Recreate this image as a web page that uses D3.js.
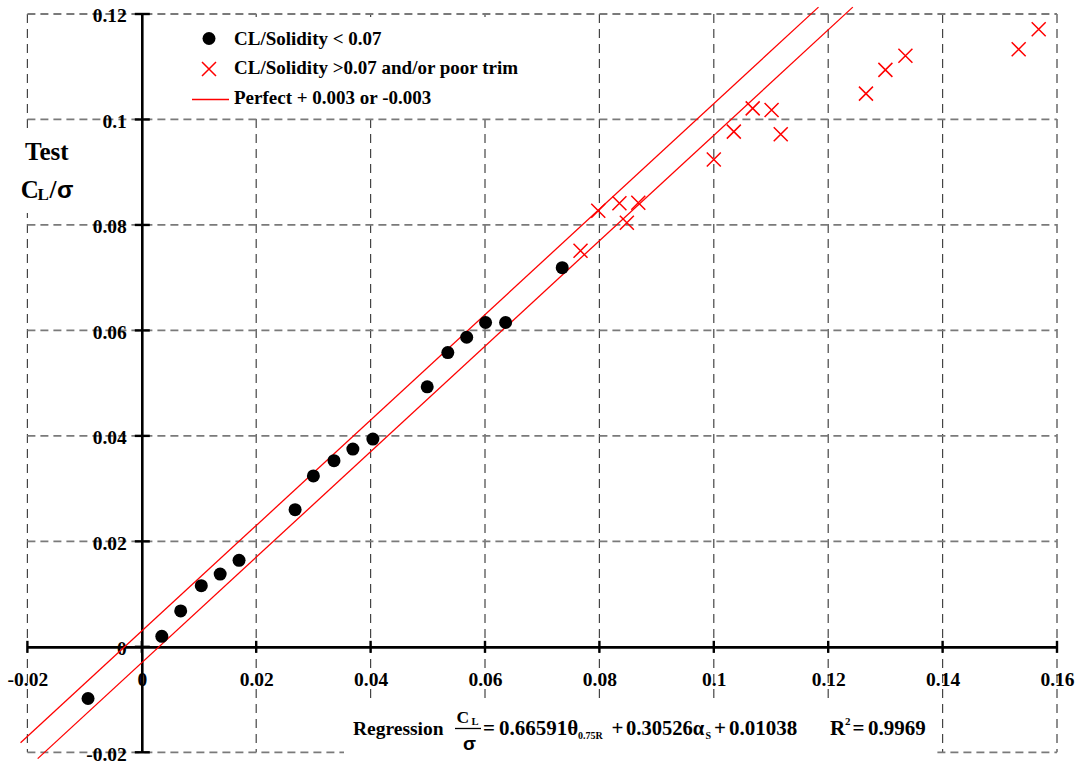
<!DOCTYPE html>
<html><head><meta charset="utf-8">
<script src="https://cdn.jsdelivr.net/npm/d3@7"></script>
<style>body{margin:0;background:#fff} svg{display:block}</style>
</head><body>
<svg id="c" width="1080" height="763"></svg>
<script>
// ---------- data ----------
const xTicks = [-0.02, 0, 0.02, 0.04, 0.06, 0.08, 0.1, 0.12, 0.14, 0.16];
const yTicks = [-0.02, 0, 0.02, 0.04, 0.06, 0.08, 0.1, 0.12];

// CL/Solidity < 0.07 (black dots)
const goodX = [-0.0094, 0.0035, 0.0068, 0.0104, 0.0137, 0.0170, 0.0268, 0.0300, 0.0336, 0.0369, 0.0404, 0.0499, 0.0535, 0.0568, 0.0601, 0.0636, 0.0735];
const goodY = [-0.0098, 0.0020, 0.0068, 0.0116, 0.0138, 0.0164, 0.0260, 0.0324, 0.0353, 0.0375, 0.0394, 0.0493, 0.0558, 0.0587, 0.0615, 0.0615, 0.0719];

// CL/Solidity > 0.07 and/or poor trim (red crosses)
const poorX = [0.0767, 0.0798, 0.0835, 0.0848, 0.0868, 0.1000, 0.1035, 0.1068, 0.1101, 0.1117, 0.1266, 0.1300, 0.1335, 0.1533, 0.1568];
const poorY = [0.0751, 0.0827, 0.0841, 0.0804, 0.0842, 0.0924, 0.0977, 0.1021, 0.1018, 0.0972, 0.1049, 0.1094, 0.1121, 0.1133, 0.1171];

// Perfect +/- 0.003 band
const bandOffsets = [0.003, -0.003];
const bandXStart = [-0.0212, -0.0182];
const bandXEnd = [0.1183, 0.1243];

const legendLabels = ["CL/Solidity < 0.07", "CL/Solidity >0.07 and/or poor trim", "Perfect + 0.003 or -0.003"];

// ---------- chart ----------
const svg = d3.select("#c");
const FONT = "'Liberation Serif','Times New Roman',serif";
const x = d3.scaleLinear().domain([-0.02, 0.16]).range([27.4, 1057]);
const y = d3.scaleLinear().domain([-0.02, 0.12]).range([752.3, 14]);
const fmt = d => (d < 0 ? "-" : "") + String(+Math.abs(d).toFixed(2));

// grid
const grid = svg.append("g");
grid.selectAll("line.v").data(xTicks.filter(d => d !== 0)).join("line").attr("class", "v")
  .attr("x1", d => x(d)).attr("x2", d => x(d)).attr("y1", y(0.12)).attr("y2", y(-0.02))
  .attr("stroke", "#444").attr("stroke-width", 1.2).attr("stroke-dasharray", "9,6");
grid.selectAll("line.h").data(yTicks.filter(d => d !== 0)).join("line").attr("class", "h")
  .attr("x1", x(-0.02)).attr("x2", x(0.16)).attr("y1", d => y(d)).attr("y2", d => y(d))
  .attr("stroke", "#7a7a7a").attr("stroke-width", 1.8).attr("stroke-dasharray", "8,5");

// white boxes behind legend / titles
svg.append("rect").attr("x", 180).attr("y", 17).attr("width", 365).attr("height", 100).attr("fill", "#fff");
svg.append("rect").attr("x", 15).attr("y", 128).attr("width", 66).attr("height", 85).attr("fill", "#fff");
svg.append("rect").attr("x", 344).attr("y", 698).attr("width", 592).attr("height", 65).attr("fill", "#fff");

// axes
const yAxis = d3.axisLeft(y).tickValues(yTicks).tickFormat(fmt).tickSize(0).tickPadding(15);
const gy = svg.append("g").attr("transform", `translate(${x(0)},0)`).call(yAxis);
const xAxis = d3.axisBottom(x).tickValues(xTicks).tickFormat(fmt).tickSize(0).tickPadding(25);
const gx = svg.append("g").attr("transform", `translate(0,${y(0)})`).call(xAxis);
[gx, gy].forEach(g => {
  g.select(".domain").attr("stroke", "#000").attr("stroke-width", 2.6);
  g.selectAll("text").attr("font-family", FONT).attr("font-weight", "bold")
    .attr("font-size", 19.5).attr("fill", "#000");
});
gy.selectAll("text").attr("dy", "0.4em");
// crossing ticks
svg.append("g").selectAll("line").data(yTicks).join("line")
  .attr("x1", x(0) - 7).attr("x2", x(0) + 8).attr("y1", d => y(d)).attr("y2", d => y(d))
  .attr("stroke", "#000").attr("stroke-width", 2.4);
svg.append("g").selectAll("line").data(xTicks).join("line")
  .attr("x1", d => x(d)).attr("x2", d => x(d)).attr("y1", y(0) - 6).attr("y2", y(0) + 6)
  .attr("stroke", "#000").attr("stroke-width", 2.4);

// band lines
const bandLine = d3.line().x(d => x(d[0])).y(d => y(d[1]));
bandOffsets.forEach((off, i) => {
  svg.append("path")
    .attr("d", bandLine([[bandXStart[i], bandXStart[i] + off], [bandXEnd[i], bandXEnd[i] + off]]))
    .attr("stroke", "#ff0000").attr("stroke-width", 1.3).attr("fill", "none");
});

// dots
svg.append("g").selectAll("circle").data(goodX.map((v, i) => [v, goodY[i]])).join("circle")
  .attr("cx", d => x(d[0])).attr("cy", d => y(d[1])).attr("r", 6.5).attr("fill", "#000");

// crosses
const cs = 7;
const crossPath = (cx, cy) => `M${cx - cs},${cy - cs}L${cx + cs},${cy + cs}M${cx - cs},${cy + cs}L${cx + cs},${cy - cs}`;
svg.append("g").selectAll("path").data(poorX.map((v, i) => [v, poorY[i]])).join("path")
  .attr("d", d => crossPath(x(d[0]), y(d[1])))
  .attr("stroke", "#ff0000").attr("stroke-width", 1.5).attr("fill", "none");

// legend
const lg = svg.append("g");
lg.append("circle").attr("cx", 209).attr("cy", 38.5).attr("r", 6.5).attr("fill", "#000");
lg.append("path").attr("d", crossPath(209, 69)).attr("stroke", "#ff0000").attr("stroke-width", 1.5);
lg.append("line").attr("x1", 192).attr("x2", 229).attr("y1", 99.5).attr("y2", 99.5)
  .attr("stroke", "#ff0000").attr("stroke-width", 1.3);
lg.selectAll("text").data(legendLabels).join("text")
  .attr("x", 234).attr("y", (d, i) => 44.5 + i * 29.8)
  .attr("font-family", FONT).attr("font-weight", "bold").attr("font-size", 19).attr("fill", "#000")
  .text(d => d);

// y title
const T = (txt, px, py, size, fam) => svg.append("text").attr("x", px).attr("y", py)
  .attr("font-family", fam || FONT).attr("font-weight", "bold").attr("font-size", size)
  .attr("fill", "#000").text(txt);
T("Test", 25, 160, 25);
T("C", 20.7, 198, 25);
T("L", 37.5, 199.5, 17);
T("/", 49.5, 198, 25);
T("σ", 57, 198, 24, "'Liberation Sans',Arial,sans-serif");

// regression text
T("Regression", 353, 735, 19.5);
T("C", 456.5, 723, 17.5);
T("L", 471.5, 725, 10.5);
svg.append("line").attr("x1", 455).attr("x2", 481).attr("y1", 728.5).attr("y2", 728.5)
  .attr("stroke", "#000").attr("stroke-width", 1.3);
T("σ", 463, 750, 19, "'Liberation Sans',Arial,sans-serif");
T("=", 483, 734.5, 21);
T("0.66591θ", 499, 734.5, 21);
T("0.75R", 578, 738.5, 10);
T("+", 611.5, 734.5, 21);
T("0.30526α", 626, 734.5, 20.5);
T("S", 705.5, 739, 10);
T("+", 714, 734.5, 21);
T("0.01038", 729, 734.5, 21);
T("R", 830, 734.5, 21);
T("2", 845, 725, 11);
T("=", 852.5, 734.5, 21);
T("0.9969", 868, 734.5, 21);
</script>
</body></html>
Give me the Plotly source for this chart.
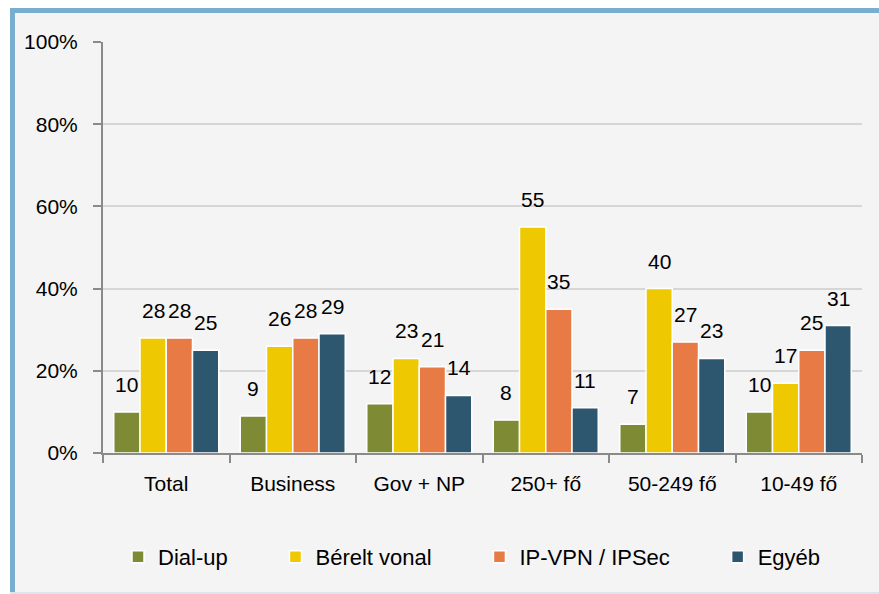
import plotly.graph_objects as go

# Survey shares (%) of connection types by organisation segment
categories = ["Total", "Business", "Gov + NP", "250+ fő", "50-249 fő", "10-49 fő"]
series_names = ["Dial-up", "Bérelt vonal", "IP-VPN / IPSec", "Egyéb"]
dial_up = [10, 9, 12, 8, 7, 10]
berelt_vonal = [28, 26, 23, 55, 40, 17]
ip_vpn = [28, 28, 21, 35, 27, 25]
egyeb = [25, 29, 14, 11, 23, 31]
y_ticks = [0, 20, 40, 60, 80, 100]
y_tick_labels = ["0%", "20%", "40%", "60%", "80%", "100%"]

series_values = [dial_up, berelt_vonal, ip_vpn, egyeb]
colors = ["#7e8b34", "#eec800", "#e77a45", "#2d566f"]

W, H = 879, 594
FONT = "Liberation Sans, Arial, sans-serif"
LABEL_SIZE = 21
LEGEND_SIZE = 22
BARGAP = 0.17

def px_x(p):
    return p / W

def px_y(p):
    return 1 - p / H

# trailing no-break spaces widen the legend entries to the wanted spacing
legend_pad = [7, 7, 7, 0]

fig = go.Figure()
for name, vals, col, pad in zip(series_names, series_values, colors, legend_pad):
    fig.add_trace(go.Bar(
        x=categories, y=vals, name=name + "\u00a0" * pad,
        marker=dict(color=col, line=dict(color="white", width=1.5)),
        hoverinfo="skip",
    ))

# value labels above each bar
n = len(series_names)
w = (1 - BARGAP) / n
annotations = []
for j, vals in enumerate(series_values):
    for i, v in enumerate(vals):
        annotations.append(dict(
            x=i + (j - (n - 1) / 2) * w, y=v, xref="x", yref="y",
            text=str(v), showarrow=False, yanchor="bottom", yshift=14,
            font=dict(family=FONT, size=LABEL_SIZE, color="#000000"),
        ))

shapes = [
    # panel background
    dict(type="rect", xref="paper", yref="paper", x0=px_x(10), x1=1,
         y0=px_y(592), y1=px_y(8), fillcolor="#f4f4f4", line=dict(width=0), layer="below"),
    # frame: left and top bands
    dict(type="rect", xref="paper", yref="paper", x0=px_x(10), x1=px_x(15),
         y0=px_y(592), y1=px_y(8), fillcolor="#7aaecf", line=dict(width=0), layer="below"),
    dict(type="rect", xref="paper", yref="paper", x0=px_x(10), x1=1,
         y0=px_y(13), y1=px_y(8), fillcolor="#7aaecf", line=dict(width=0), layer="below"),
    # thin bottom edge
    dict(type="rect", xref="paper", yref="paper", x0=px_x(10), x1=1,
         y0=px_y(594), y1=px_y(592), fillcolor="#dbe5ee", line=dict(width=0), layer="below"),
]

fig.update_layout(
    width=W, height=H,
    margin=dict(l=0, r=0, t=0, b=0, autoexpand=False),
    paper_bgcolor="white",
    plot_bgcolor="rgba(0,0,0,0)",
    barmode="group", bargap=BARGAP, bargroupgap=0,
    font=dict(family=FONT, size=LABEL_SIZE, color="#000000"),
    showlegend=True,
    legend=dict(orientation="h", x=px_x(118), xanchor="left", y=px_y(557), yanchor="middle",
                font=dict(family=FONT, size=LEGEND_SIZE), bgcolor="rgba(0,0,0,0)",
                traceorder="normal"),
    xaxis=dict(
        domain=[px_x(103), px_x(862)],
        type="category", tickson="boundaries",
        showgrid=False, showline=True, linecolor="#8a8a8a", linewidth=2,
        ticks="outside", ticklen=8, tickwidth=2, tickcolor="#8a8a8a",
        ticklabelstandoff=11,
        tickfont=dict(family=FONT, size=LABEL_SIZE),
        fixedrange=True,
    ),
    yaxis=dict(
        domain=[px_y(453), px_y(42)],
        range=[0, 100], tickvals=y_ticks, ticktext=y_tick_labels,
        showgrid=True, gridcolor="#d6d6d6", gridwidth=1.5,
        showline=True, linecolor="#8a8a8a", linewidth=2,
        ticks="outside", ticklen=8, tickwidth=2, tickcolor="#8a8a8a",
        ticklabelstandoff=11,
        tickfont=dict(family=FONT, size=LABEL_SIZE),
        zeroline=False, fixedrange=True,
    ),
    shapes=shapes,
    annotations=annotations,
)

fig.write_html("out.html")
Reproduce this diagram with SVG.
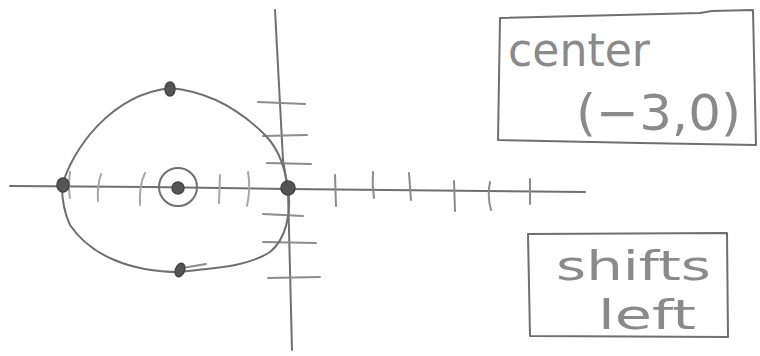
<svg xmlns="http://www.w3.org/2000/svg" width="760" height="356" viewBox="0 0 760 356">
<style>
.p{fill:none;stroke:#6f6f6f;stroke-width:2;stroke-linecap:round;stroke-linejoin:round}
.t{fill:none;stroke:#8c8c8c;stroke-width:2;stroke-linecap:round}
.f{fill:none;stroke:#a6a6a6;stroke-width:2;stroke-linecap:round}
.d{fill:#555;stroke:#444;stroke-width:1.5}
.tx{font-family:"DejaVu Sans","Liberation Sans",sans-serif;fill:#8a8a8a;font-weight:normal}
</style>
<rect width="760" height="356" fill="#fff"/>
<g id="axes">
<path class="p" d="M10,186 L150,187 L288,189 L585,192"/>
<path class="p" d="M275,10 L283,160 L288,190 L292,350"/>
</g>
<g id="y-ticks">
<path class="t" d="M258,102 L305,104"/>
<path class="t" d="M263,136 L307,135"/>
<path class="t" d="M267,163 L311,164"/>
<path class="t" d="M263,214 L303,216"/>
<path class="t" d="M263,242 L316,243"/>
<path class="t" d="M268,278 L320,277"/>
</g>
<g id="x-ticks">
<path class="f" d="M70,172 Q68,186 70,198"/>
<path class="f" d="M101,174 Q97,187 98,201"/>
<path class="f" d="M145,173 Q139,185 140,205"/>
<path class="f" d="M220,175 L219,203"/>
<path class="f" d="M248,172 Q251,188 247,206"/>
<path class="t" d="M335,175 L336,206"/>
<path class="t" d="M373,172 Q372,185 374,198"/>
<path class="t" d="M409,173 L411,200"/>
<path class="t" d="M454,181 L455,211"/>
<path class="t" d="M490,182 Q487,195 491,210"/>
<path class="t" d="M530,179 L530,204"/>
</g>
<g id="curve">
<path class="p" d="M62,186 C72,150 110,95 170,88 C215,92 245,115 265,135 C280,150 285,170 288,188 C292,215 285,240 270,252 C245,268 210,268 180,272 C130,272 90,255 70,225 C63,210 62,195 62,186"/>
<path class="t" d="M182,268 L206,264"/>
</g>
<g id="points">
<ellipse class="d" cx="63" cy="185" rx="6" ry="7"/>
<ellipse class="d" cx="170" cy="89" rx="5" ry="7"/>
<ellipse class="d" cx="178" cy="188" rx="6" ry="6"/>
<ellipse class="p" cx="178" cy="187" rx="19" ry="19"/>
<ellipse class="d" cx="288" cy="188" rx="7" ry="7"/>
<ellipse class="d" cx="180" cy="270" rx="4.5" ry="7" transform="rotate(20 180 270)"/>
</g>
<g id="box-center">
<path class="p" d="M500,18 L700,13 L712,11 L753,10 L756,145 L640,143 L498,140 Z"/>
<text class="tx" x="508" y="66" font-size="46" textLength="142" lengthAdjust="spacingAndGlyphs">center</text>
<text class="tx" x="576" y="130" font-size="50" textLength="165" lengthAdjust="spacingAndGlyphs">(−3,0)</text>
</g>
<g id="box-shifts">
<path class="p" d="M528,234 L727,233 L728,337 L530,336 Z"/>
<text class="tx" x="556" y="280" font-size="40" textLength="155" lengthAdjust="spacingAndGlyphs">shifts</text>
<text class="tx" x="598" y="329" font-size="40" textLength="98" lengthAdjust="spacingAndGlyphs">left</text>
</g>
</svg>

Task instructions: Filter the listing for the word "this" and copy every line that holds it.

Reply:
Recreate this image as a web page that uses D3.js.
Give me the Plotly source for this chart.
Reproduce this diagram with SVG.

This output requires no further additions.